From Love Canal to Lovers Lane

Guest at the Comstock Park Rotary meeting Thursday was Jeff Lippert with the Environmental Protection Agency's Emergency Response Team.  The Environmental Protection Agency, (EPA) was created after the New York Love Canal inccident.  The canal had been used as a Municipal and Industrial chemical dumping site that created all types of illnesses and birth defect when a housing development was built over top of the dumping grounds.  The EPA was created and has been active cleaning up contaminated sites across the country.  That brought Jeff and the EPA to Lovers Lane in Comstock Park where over 5,000 car battery casings were uncovered that contaminated the ground as well as drinking water.

Tuesday, the EPA released the following statement:

(July 11, 2012, Chicago) The U.S. Environmental Protection Agency has finished removing lead-contaminated soil and battery casings from a house located on Lovers Lane in rural Plainfield Township, Kent County, Michigan.
EPA closed two drinking wells, laid plastic sheeting underneath the home’s crawl space, and placed grass seed, fertilizer, and hay on new, clean soil.
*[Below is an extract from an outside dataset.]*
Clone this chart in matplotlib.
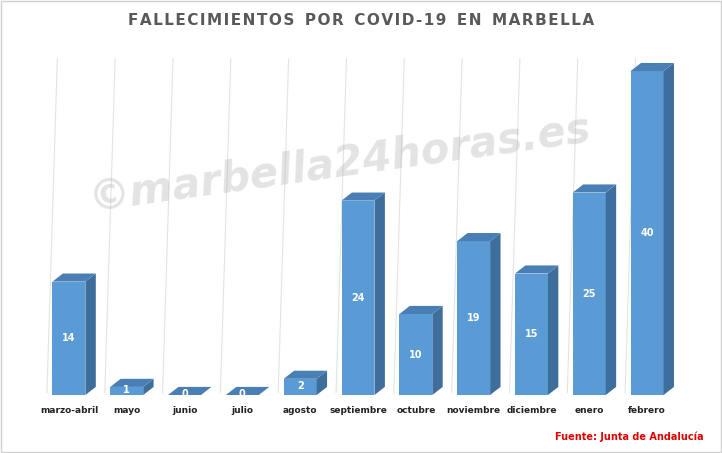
import matplotlib
matplotlib.use("Agg")
import matplotlib.pyplot as plt
from matplotlib.patches import Polygon, Rectangle

categories = ["marzo-abril", "mayo", "junio", "julio", "agosto", "septiembre",
              "octubre", "noviembre", "diciembre", "enero", "febrero"]
values = [14, 1, 0, 0, 2, 24, 10, 19, 15, 25, 40]

fig = plt.figure(figsize=(7.22, 4.53), dpi=100)
fig.patches.append(Rectangle((0.002, 0.002), 0.996, 0.996, transform=fig.transFigure,
                             fill=False, ec="#d0d0d0", lw=1))
ax = fig.add_axes([40/722, 58/453, 636/722, 345/453])
ax.set_xlim(-0.5, len(categories) - 0.5)
ax.set_ylim(0, 42.6)
ax.axis("off")

w = 0.57
dx, dy = 0.18, 1.0
front, side, top = "#5B9BD5", "#3E6E9C", "#4A7FB5"

for i in range(len(categories) + 1):
    xg = i - 0.5 + 0.12
    ax.plot([xg, xg + dx], [dy * 0.3, 41.5], color="#e3e3e3", lw=0.8, zorder=0)
ax.plot([-0.38, len(categories) - 0.3], [0, 0], color="#e3e3e3", lw=0.8, zorder=0)

for i, (c, v) in enumerate(zip(categories, values)):
    x0 = i - w / 2
    ax.bar(i, v, width=w, color=front, zorder=2)
    ax.add_patch(Polygon([[x0 + w, 0], [x0 + w + dx, dy], [x0 + w + dx, v + dy], [x0 + w, v]],
                         closed=True, fc=side, ec="none", zorder=2))
    ax.add_patch(Polygon([[x0, v], [x0 + w, v], [x0 + w + dx, v + dy], [x0 + dx, v + dy]],
                         closed=True, fc=top, ec="none", zorder=2))
    ax.text(i, v / 2 if v > 2 else v / 2 + 0.1, str(v), color="white", fontsize=7,
            fontweight="bold", ha="center", va="center", zorder=3)
    ax.text(i, -1.4, c, fontsize=6.5, fontweight="bold", ha="center", va="top", color="#222222")

fig.text(0.5, 0.955, "F A L L E C I M I E N T O S   P O R   C O V I D - 1 9   E N   M A R B E L L A".replace(" ", "\u200a").replace("\u200a\u200a\u200a", "  "),
         ha="center", va="center", fontsize=11, fontweight="bold", color="#595959")
fig.text(0.47, 0.64, "©marbella24horas.es", ha="center", va="center", fontsize=30,
         fontweight="bold", color="#b0b0b0", alpha=0.35, rotation=8, style="italic", zorder=5)
fig.text(0.975, 0.035, "Fuente: Junta de Andalucía", ha="right", va="center",
         fontsize=7, fontweight="bold", color="#e00000")
fig.savefig("out.png", dpi=100)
EPA also replaced shrubs, trees, and plants that were uprooted.
EPA's cleanup came in response to a request from the Michigan Department of Environmental Quality. In December 2011, EPA conducted a site study and documented that battery casings were present throughout the property.
For information, please contact Dave Novak, EPA community involvement coordinator, at 312-802-0680.

The Comstock Park Rotary was pleased Jeff Lippert was willing and able to come to their meeting and to inform the members about the good work this federal agency does.

In other Rotary business, Alex Arends, Alpine Township Supervisor, was sworn in as the new President of the Comstock Park Rotary.  Alex replaces Dick Woodward, Pastor of Comstock Park Congregational Church, whose term expired.